If you are encountering staff resistance to change, it's possible that you have a significant number of category four and five adopters within your organisation.
Five tips for managing resistance to change
So, how should leaders successfully handle staff resistance to change? How can you light a fire under laggards? Here are five effective tactics for managing resistance to change.
1.Plan: Craft a change management strategy
Develop a plan that directly tackles employees' concerns and potential roadblocks to change. For example, a well-rounded plan for the first 100 days of an HCM implementation can help leaders manage change with a clear path ahead.
2.Inspire: Harness early adopters to motivate others
Engage with early adopters from other teams who are excited and using the new technology. Remember, latecomers to change will likely need compelling examples and encouragement from their peers. Early adopters can play a pivotal role in fueling the energy required to allow innovation and a culture of change to take root within an organisation.

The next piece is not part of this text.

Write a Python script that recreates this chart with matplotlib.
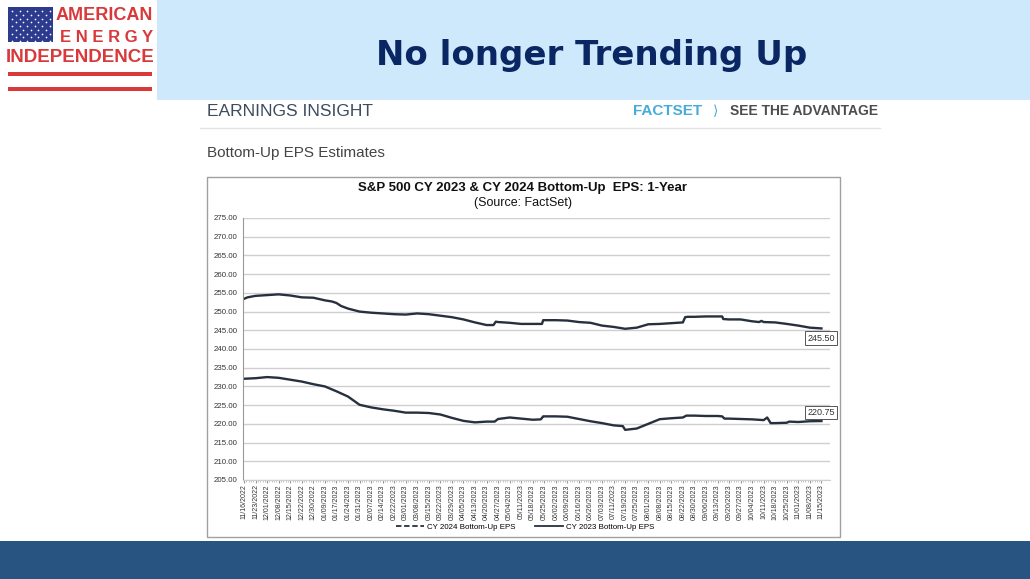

3.Unite: Inform staff early and communicate clearly
Communicate your change plans early on across the organisation to prevent sudden surprises. Share updates promptly, even if decisions come from above. For example, when considering an HR system change, keep employees informed about the vendor choice and training schedules. Also, be sure to align change with your mission to foster a shared vision of the future.
4.Personalise: Address "what's in it for me"

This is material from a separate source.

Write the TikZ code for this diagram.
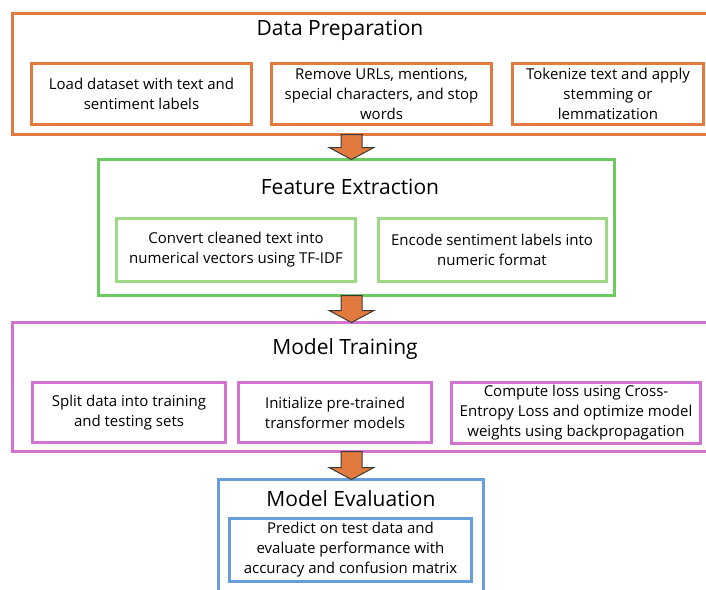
\documentclass[tikz,border=0pt]{standalone}
\usepackage{fontspec}
\setmainfont{Open Sans}
\definecolor{orng}{HTML}{E27A3F}
\definecolor{grnout}{HTML}{6CCB5F}
\definecolor{grnin}{HTML}{9DD887}
\definecolor{purp}{HTML}{D273CF}
\definecolor{blu}{HTML}{6A9EDA}
\definecolor{arrowline}{HTML}{3A3A3A}
\tikzset{
  boxbase/.style={draw, line width=3pt, rectangle, inner sep=0pt, outer sep=0pt, align=center,
    font=\fontsize{15}{20}\selectfont, text=black},
  titletext/.style={inner sep=0pt, font=\fontsize{21}{24}\selectfont, text=black},
  blockarrow/.style={fill=orng, draw=arrowline, line width=1pt, line join=miter},
}
\begin{document}
\begin{tikzpicture}[x=1pt,y=-1pt]
\useasboundingbox (0,0) rectangle (706,589);
\clip (0,0) rectangle (706,589);
% Data Preparation
\node[boxbase, draw=orng, minimum width=708, minimum height=121] (dp) at (366.5,74) {};
\node[titletext] (dpt) at (340,30) {Data Preparation};
\node[boxbase, draw=orng, minimum width=220, minimum height=61] (dp1) at (141.5,94) {Load dataset with text and\\sentiment labels};
\node[boxbase, draw=orng, minimum width=220, minimum height=61] (dp2) at (381.5,94) {Remove URLs, mentions,\\special characters, and stop\\words};
\node[boxbase, draw=orng, minimum width=191, minimum height=61] (dp3) at (608,94) {Tokenize text and apply\\stemming or\\lemmatization};
% Feature Extraction
\node[boxbase, draw=grnout, minimum width=516, minimum height=136] (fe) at (356.5,227.5) {};
\node[titletext] (fet) at (350,187) {Feature Extraction};
\node[boxbase, draw=grnin, minimum width=239, minimum height=63] (fe1) at (236,250) {Convert cleaned text into\\numerical vectors using TF-IDF};
\node[boxbase, draw=grnin, minimum width=228, minimum height=63] (fe2) at (492,250) {Encode sentiment labels into\\numeric format};
% Model Training
\node[boxbase, draw=purp, minimum width=708, minimum height=129] (mt) at (366.5,387) {};
\node[titletext] (mtt) at (345,349) {Model Training};
\node[boxbase, draw=purp, minimum width=193, minimum height=60] (mt1) at (129,412.5) {Split data into training\\and testing sets};
\node[boxbase, draw=purp, minimum width=193, minimum height=60] (mt2) at (335,412.5) {Initialize pre-trained\\transformer models};
\node[boxbase, draw=purp, minimum width=249, minimum height=61] (mt3) at (576,413) {Compute loss using Cross-\\Entropy Loss and optimize model\\weights using backpropagation};
% Model Evaluation
\node[boxbase, draw=blu, minimum width=265, minimum height=130] (me) at (351,544.5) {};
\node[titletext] (met) at (351,499) {Model Evaluation};
\node[boxbase, draw=blu, minimum width=242, minimum height=63] (me1) at (350.5,550) {Predict on test data and\\evaluate performance with\\accuracy and confusion matrix};
% Block arrows
\foreach \a/\b in {dp/fe, fe/mt, mt/me}{
  \coordinate (top) at (351.5,0 |- \a.south);
  \coordinate (tip) at (351.5,0 |- \b.north);
  \draw[blockarrow] ([xshift=-10.5pt]top) -- ([xshift=-10.5pt,yshift=12pt]tip) -- ([xshift=-22.5pt,yshift=12pt]tip) -- (tip)
    -- ([xshift=22.5pt,yshift=12pt]tip) -- ([xshift=10.5pt,yshift=12pt]tip) -- ([xshift=10.5pt]top) -- cycle;
}
\end{tikzpicture}
\end{document}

Clearly articulate how employees' work lives will tangibly improve by using the new tool. They need to understand the benefits personally and connect the dots on the advantages change will bring not just to the organisation but to them. Communicating the “why” clearly is essential no matter what new innovations you’re introducing.
5.Discuss: Have a meaningful dialogue
To enhance morale, performance, and readiness for change, it's crucial for managers to initiate open, two-way communication with employees who are resistant to change. Reach out and engage in meaningful dialogues to hear out their concerns. This valuable insight can guide you in customising your approach to meet their specific needs.
Managing resistance to change: A top priority
Building resilience into the boundless workforce is essential. By understanding the motivations for change resistance and employing the right strategies, from clear communications to early adopter advocates, you can empower your team to embrace the new and use it to their advantage.